As machine learning models become more and more computationally complex, there is a need for high-performance computing architecture. With the newly opened Esports lounge, there is an opportunity to utilize 30+ machines using the top-spec hardware. Cresco in conjunction with ClearML is being used to train cancer predicting models for tissue samples.

Each of these machine house an RTX 2080 SUPER GPU, which when used in a cluster provide a massive amount of computational power. With this cluster working together, the time taken to train machine learning models and instantiate other intensive programs will be largely reduced.

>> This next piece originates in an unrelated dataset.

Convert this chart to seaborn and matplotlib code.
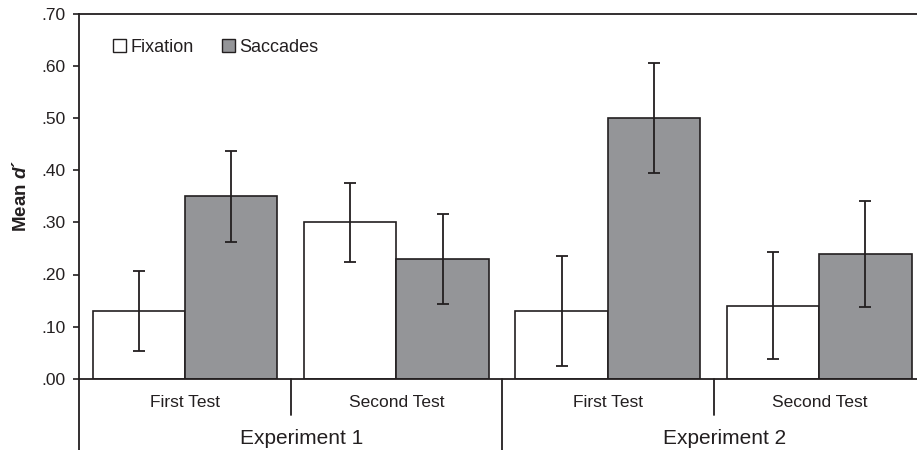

As mentioned above there are two applications that are being used to accomplish this feat. The first is Cresco, which is an open-source, distributed computing solution to keep track of, send data to, and run workloads on each of these machines. Cresco has many plugins built to accomplish tasks (such as running commands, transferring files, or viewing system statistics) without requiring interaction with each individual machine. This is very useful since running a task on a computer that is being used would provide the user with slow response times, which is not acceptable in this environment.

cresco topology
Fig. 1 – A Typical Cresco Deployment

ClearML is the other part of this project. ClearML is also open-source and provides a way to execute and analyze machine learning tasks processed by the cluster of machines. This tool can also organize multiple machine learning jobs and to assign specific jobs to certain machines within the cluster. This is very helpful because, for example, half of the machines could be training a natural language processing model, while the other half trains a colon cancer detection model. The cluster could be divided further to add more training/testing workloads.

Clear ML deployment
Fig. 2 – A ClearML Network

UPDATE 12/14/2021: We are not yet at full capacity as we are still testing and finalizing agent controllers and finding the best configurations for ClearML. As more machines come online and we finalize our agent controllers, metrics for machine learning tasks will be provided here.